To maintain sustainable development, governments should revise their existing investment treaties and environment-related policies to bring these in line with the OECD’s updated PFI. However, regulations issued or amended in response to the updated PFI could give rise to disputes if the changes have retrospective effects over investments.
For now, it seems difficult for governments to recognize and prioritize environmental protection above promotion of international investment and foreign direct investment. However, governments must adopt sustainable efforts to regulate precise exception clauses for environmentally sensitive sectors. Such clauses will allow investors to predict possible government measures or actions, then invest accordingly. Increased certainty will allow investors to avoid and resolve disputes more easily, without taking recourse to courts or arbitral tribunals. Well considered and clearly drafted exception clauses ensure more protection for governments, compared to general clauses related to public health and safety. Such an approach enables governments to clearly identify environmental areas which are exempt from investment claims.
Current treaties are drafted exclusively from the point of view of governments, with governments unilaterally undertaking to promote and respect foreign investment. Therefore, while it is investors which seek relief in nearly 100% of environmental-related disputes before arbitral tribunals, governments generally do not bring counterclaims against investors. If treaties contained explicit consent from investors in relation to governments’ rights to file counterclaims, the arbitral tribunal would not need to consider whether it is qualified to hear such a claim and the state party may be more eager to file counterclaims.
Within this context, the updated PFI recommends that investors engage in responsible business conduct.

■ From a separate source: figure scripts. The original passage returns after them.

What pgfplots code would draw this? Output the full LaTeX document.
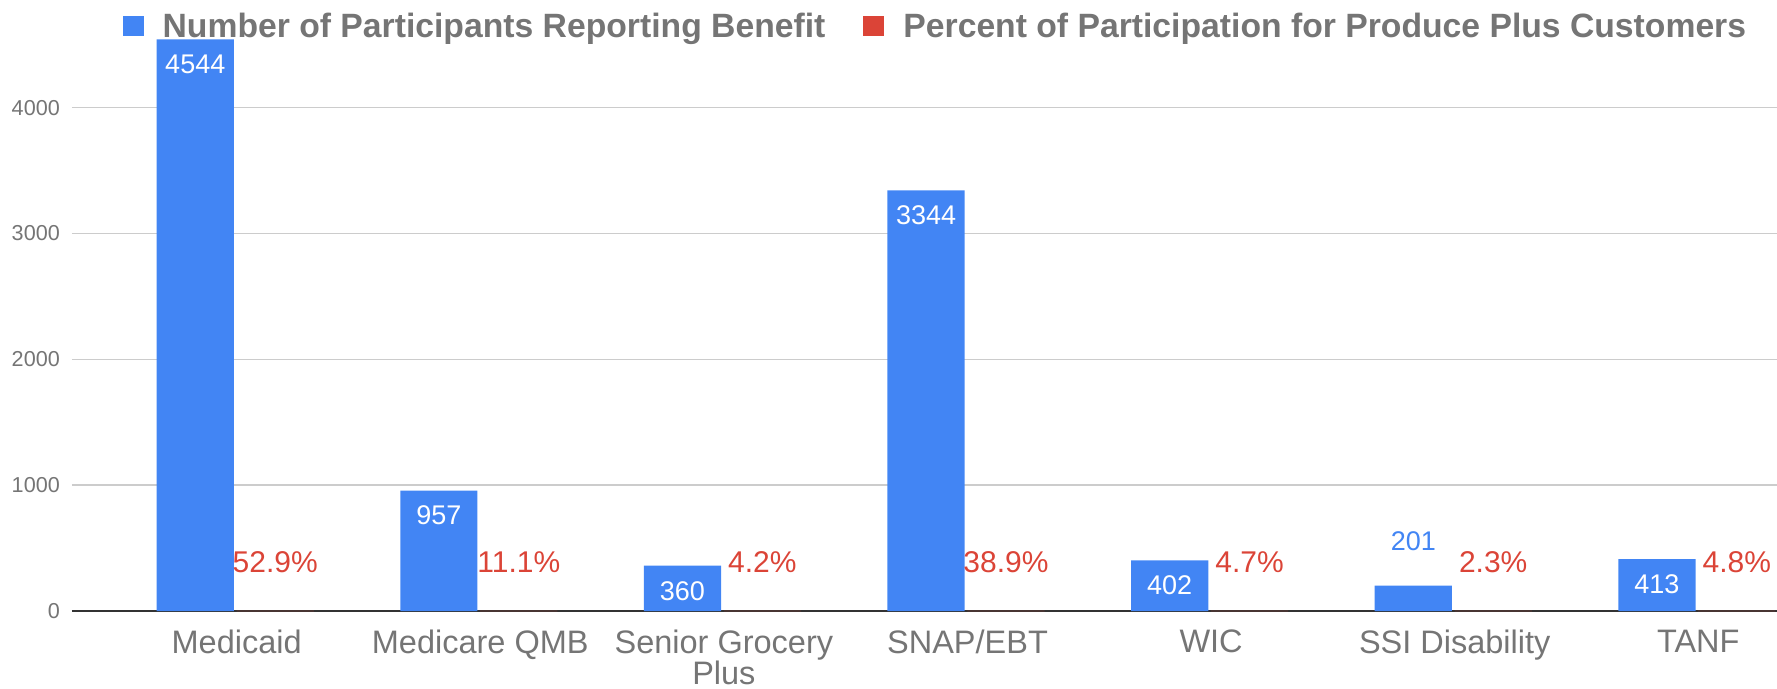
\documentclass[border=0pt]{standalone}
\usepackage{pgfplots}
\pgfplotsset{compat=1.18}
\usepackage{fontspec}
\setmainfont{Liberation Sans}
\definecolor{cblue}{HTML}{4285F4}
\definecolor{cred}{HTML}{DB4437}
\definecolor{ctext}{HTML}{757575}
\definecolor{cgrid}{HTML}{CCCCCC}
\definecolor{cbase}{HTML}{333333}
\begin{document}
\begin{tikzpicture}
\useasboundingbox (-72pt,-77pt) rectangle (1705pt,611pt);
\begin{axis}[
  scale only axis, width=1705pt, height=571.7pt,
  xmin=-0.676, xmax=6.323, ymin=0, ymax=4544,
  separate axis lines,
  axis x line*=bottom, axis y line*=left,
  y axis line style={draw=none},
  x axis line style={cbase, line width=2pt, -},
  major tick length=0pt, tick style={draw=none},
  ytick={0,1000,2000,3000,4000},
  ymajorgrids, grid style={cgrid, line width=1.5pt},
  xtick={0,...,6},
  xticklabels={Medicaid, Medicare QMB, {Senior Grocery\\Plus}, SNAP/EBT, WIC, SSI Disability, TANF},
  xticklabel style={align=center, font=\fontsize{32.5}{30.5}\selectfont, text=ctext, inner sep=0pt, yshift=-19pt},
  yticklabel style={font=\fontsize{21.6}{21.6}\selectfont, text=ctext, inner sep=0pt, xshift=-12pt},
  /pgf/number format/assume math mode=true,
  /pgf/number format/1000 sep={},
  legend columns=2,
  legend style={font=\bfseries\fontsize{33.7}{33.7}\selectfont, text=ctext, draw=none, fill=none,
    inner sep=0pt, outer sep=0pt, nodes={inner sep=0pt},
    at={(0.0297,1.0233)}, anchor=west,
    column sep=19pt, /tikz/every even column/.append style={column sep=38pt}},
]
\addplot[ybar, bar width=0.317, bar shift=-0.17, fill=cblue, draw=none,
  legend image code/.code={\fill[cblue] (0pt,-10pt) rectangle (21pt,10pt);},
  point meta=explicit symbolic, nodes near coords, nodes near coords align=center,
  nodes near coords style={xshift=-41.4pt, yshift=-25pt, text=white, font=\fontsize{27}{27}\selectfont, inner sep=0pt}]
  coordinates {(0,4544)[4544] (1,957)[957] (2,360)[360] (3,3344)[3344] (4,402)[402] (5,201)[] (6,413)[413]};
\addlegendentry{Number of Participants Reporting Benefit}
\addplot[ybar, bar width=0.317, bar shift=0.158, fill=cred, draw=none,
  legend image code/.code={\fill[cred] (0pt,-10pt) rectangle (21pt,10pt);},
  point meta=explicit symbolic, nodes near coords, nodes near coords align=center,
  nodes near coords style={xshift=38.5pt, yshift=49pt, text=cred, font=\fontsize{30}{30}\selectfont, inner sep=0pt}]
  coordinates {(0,0.529)[52.9\%] (1,0.111)[11.1\%] (2,0.042)[4.2\%] (3,0.389)[38.9\%] (4,0.047)[4.7\%] (5,0.023)[2.3\%] (6,0.048)[4.8\%]};
\addlegendentry{Percent of Participation for Produce Plus Customers}
\addplot[ybar, forget plot, bar width=0.317, bar shift=-0.17, fill=cblue, draw=none,
  point meta=explicit symbolic, nodes near coords, nodes near coords align=center,
  nodes near coords style={xshift=-41.4pt, yshift=44.5pt, text=cblue, font=\fontsize{27}{27}\selectfont, inner sep=0pt}]
  coordinates {(5,201)[201]};
\end{axis}
\end{tikzpicture}
\end{document}
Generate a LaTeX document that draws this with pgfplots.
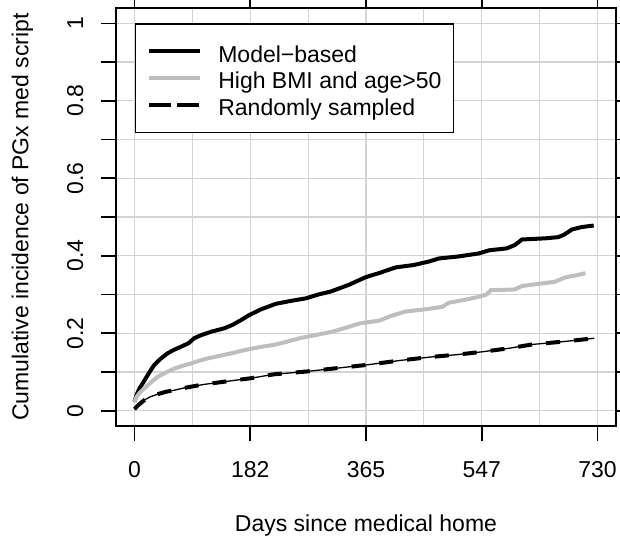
\documentclass[border=0pt]{standalone}
\usepackage{pgfplots}
\pgfplotsset{compat=1.18}
\usepackage{fontspec}
\setmainfont{Liberation Sans}

\definecolor{gridgray}{HTML}{D3D3D3}
\definecolor{bmigray}{HTML}{BEBEBE}

% Cumulative incidence curves (days, proportion)
\pgfplotstableread{
day inc
0 0.023
3 0.040
8 0.058
16 0.079
23 0.098
31 0.118
41 0.134
52 0.148
62 0.157
73 0.165
85 0.174
94 0.187
105 0.195
121 0.204
142 0.213
155 0.222
168 0.234
181 0.247
200 0.262
223 0.276
245 0.283
270 0.290
290 0.300
310 0.308
338 0.325
365 0.345
385 0.355
412 0.370
440 0.376
464 0.385
480 0.393
510 0.398
543 0.406
559 0.414
587 0.419
600 0.428
611 0.442
648 0.445
668 0.448
677 0.454
690 0.468
705 0.474
724 0.478
}\modelbased

\pgfplotstableread{
day inc
0 0.023
3 0.035
8 0.046
16 0.058
25 0.072
37 0.088
50 0.099
63 0.109
76 0.116
89 0.122
102 0.129
115 0.135
135 0.142
152 0.148
170 0.155
184 0.160
200 0.165
220 0.170
240 0.178
260 0.187
285 0.195
312 0.204
335 0.215
354 0.225
370 0.229
385 0.232
405 0.245
427 0.256
460 0.262
485 0.268
496 0.279
520 0.286
543 0.294
555 0.300
562 0.311
600 0.313
611 0.322
640 0.328
663 0.333
679 0.344
695 0.349
711 0.355
}\highbmi

\pgfplotstableread{
day inc
0 0.004
5 0.013
10 0.020
16 0.028
25 0.036
37 0.043
50 0.049
63 0.053
76 0.058
89 0.062
110 0.068
142 0.075
184 0.084
220 0.094
270 0.101
320 0.110
365 0.118
420 0.130
469 0.139
510 0.145
548 0.152
590 0.161
627 0.171
680 0.179
725 0.187
}\randomsamp

\begin{document}
\begin{tikzpicture}
\useasboundingbox (-58pt,-55.4pt) rectangle (252pt,213.1pt);
\begin{axis}[
  at={(0pt,0pt)}, anchor=south west,
  scale only axis,
  width=250pt, height=209.2pt,
  xmin=-29.2, xmax=759.2,
  ymin=-0.04, ymax=1.04,
  font=\fontsize{11.5}{13.8}\selectfont,
  /pgf/number format/assume math mode=true,
  axis line style={line width=0.8pt},
  tick style={line width=0.8pt, black},
  tick align=outside,
  major tick length=7.5pt,
  minor tick length=7.5pt,
  xtick={0,182.5,365,547.5,730},
  xticklabels={0,182,365,547,730},
  minor xtick={91.25,273.75,456.25,638.75},
  minor x tick style={draw=none},
  ytick={0,0.1,0.2,0.3,0.4,0.5,0.6,0.7,0.8,0.9,1},
  yticklabels={0,,0.2,,0.4,,0.6,,0.8,,1},
  grid=both,
  major grid style={gridgray, line width=0.6pt},
  minor grid style={gridgray, line width=0.6pt},
  xticklabel style={anchor=base},
  xticklabel shift=18pt,
  yticklabel style={rotate=90, anchor=base},
  yticklabel shift=9pt,
  xlabel={Days since medical home},
  ylabel={Cumulative incidence of PGx med script},
  xlabel style={at={(axis description cs:0.5,-0.2505)}, anchor=base},
  ylabel style={at={(axis description cs:-0.175,0.5)}, anchor=base, rotate=0},
  legend cell align=left,
  legend image code/.code={
    \path (0pt,0pt) -- (25.5pt,0pt);
    \draw[#1] (4pt,0pt) -- (25.5pt,0pt);
  },
  legend style={
    at={(axis cs:0,1)}, anchor=north west,
    draw=black, line width=0.8pt, fill=white,
    inner xsep=6pt, inner ysep=8.1pt,
    row sep=2.45pt,
    nodes={inner sep=0pt, text height=10.85pt, text depth=0.15pt},
    /tikz/every odd column/.append style={column sep=8pt},
  },
]
\addplot[black, line width=2pt] table[x=day, y=inc] {\modelbased};
\addlegendentry{Model\textminus based}
\addplot[bmigray, line width=2pt] table[x=day, y=inc] {\highbmi};
\addlegendentry{High BMI and age>50}
\addplot[black, line width=0.65pt, forget plot] table[x=day, y=inc] {\randomsamp};
\addplot[black, line width=2pt, dash pattern=on 7pt off 7pt] table[x=day, y=inc] {\randomsamp};
\addlegendentry{Randomly sampled}
\end{axis}
\end{tikzpicture}
\end{document}
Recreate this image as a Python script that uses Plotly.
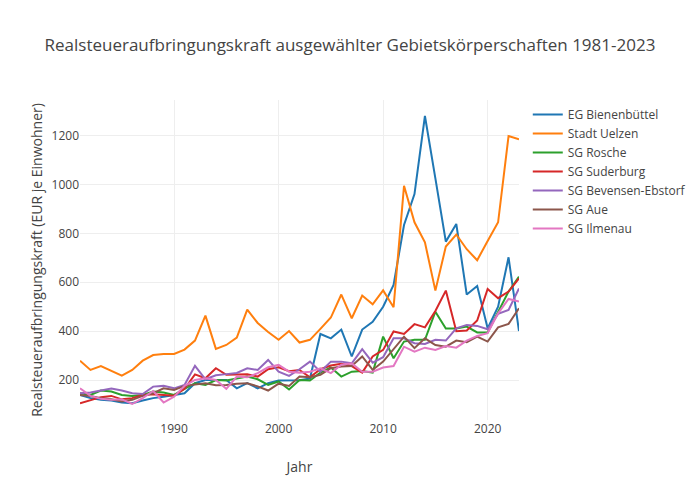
import plotly.graph_objects as go

years = list(range(1981, 2024))

bienenbuettel = [140, 127, 120, 117, 109, 106, 117, 127, 133, 140, 147, 188, 201, 201, 201, 167, 188, 167, 188, 199,
                 200, 200, 207, 389, 371, 407, 297, 407, 439, 500, 589, 834, 960, 1279, 1024, 766, 838, 550, 585, 412,
                 500, 702, 401]
uelzen = [280, 242, 258, 239, 219, 242, 280, 303, 307, 307, 325, 362, 464, 328, 344, 374, 488, 434, 397, 365,
          401, 354, 365, 410, 456, 550, 453, 546, 510, 567, 498, 994, 845, 763, 566, 746, 795, 735, 690, 769,
          845, 1197, 1184]
rosche = [147, 140, 158, 154, 140, 136, 140, 154, 150, 140, 165, 188, 181, 201, 199, 208, 215, 204, 181, 195,
          162, 201, 199, 231, 252, 215, 235, 238, 231, 378, 290, 358, 365, 365, 480, 411, 411, 419, 395, 395,
          480, 562, 623]
suderburg = [106, 120, 131, 136, 122, 127, 140, 143, 140, 137, 165, 224, 208, 249, 222, 222, 224, 215, 245, 253,
             237, 242, 212, 245, 260, 267, 258, 231, 297, 324, 399, 389, 429, 416, 483, 566, 400, 403, 444, 573,
             535, 562, 616]
bevensen = [147, 150, 158, 166, 158, 147, 144, 174, 177, 167, 181, 259, 204, 220, 225, 230, 249, 242, 283, 235,
            218, 245, 276, 235, 276, 276, 269, 327, 272, 294, 371, 371, 351, 348, 365, 362, 412, 426, 422, 408,
            471, 487, 575]
aue = [140, 136, 127, 122, 113, 120, 136, 147, 167, 160, 177, 181, 188, 180, 181, 186, 188, 175, 158, 186,
       177, 215, 212, 222, 249, 256, 258, 297, 242, 276, 327, 378, 331, 371, 344, 337, 362, 355, 378, 358,
       416, 430, 494]
ilmenau = [167, 136, 124, 120, 122, 103, 127, 156, 109, 133, 177, 201, 208, 201, 165, 215, 212, 229, 253, 263,
           235, 231, 235, 249, 229, 263, 269, 235, 235, 252, 258, 337, 317, 333, 324, 340, 333, 362, 381, 392,
           473, 532, 521]

series = [
    ("EG Bienenbüttel", bienenbuettel),
    ("Stadt Uelzen", uelzen),
    ("SG Rosche", rosche),
    ("SG Suderburg", suderburg),
    ("SG Bevensen-Ebstorf", bevensen),
    ("SG Aue", aue),
    ("SG Ilmenau", ilmenau),
]

fig = go.Figure()
for name, vals in series:
    fig.add_trace(go.Scatter(x=years, y=vals, mode="lines", name=name, line=dict(width=2)))

fig.update_layout(
    template="none",
    width=695, height=500,
    title=dict(text="Realsteueraufbringungskraft ausgewählter Gebietskörperschaften 1981-2023",
               x=0.492, xanchor="center", y=0.926, yanchor="middle"),
    xaxis=dict(title=dict(text="Jahr"), showgrid=True, gridcolor="#eee", zeroline=False),
    yaxis=dict(title=dict(text="Realsteueraufbringungskraft (EUR je Einwohner)"), showgrid=True,
               gridcolor="#eee", zeroline=False),
    margin=dict(l=72, r=80, t=92, b=88),
)

fig.write_html("out.html")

Investment treaties can be modified to include a right for governments to file counterclaims before an arbitral tribunal if investors fail to fulfill obligations and responsibilities related to environmental and public health and safety matters.
Governments can include clauses in investment treaties stating that environment-related disputes arising from investor or government actions will be subject to the Optional Rules for Arbitration of Disputes Relating to the Environment and/or Natural Resources.
The Optional Rules were prepared by the Permanent Court of Arbitration and are based on the United Nations Commission on International Trade Law Arbitration Rules. Since environment-related disputes require scientific and technical analysis, the Optional Rules assist the parties and arbitrator to review and evaluate scientific matters.
Governments should regularly and carefully monitor their international investment treaties in light of their own environmental policies. International investment treaties should be clearly drafted, specifically considering environmental matters and be a reflection of national environmental policies. Such an approach allows arbitral tribunals to effectively address, analyze, review and conclude environment-related disputes, as well as ensure scientific evidence is assessed against consistent minimum standards.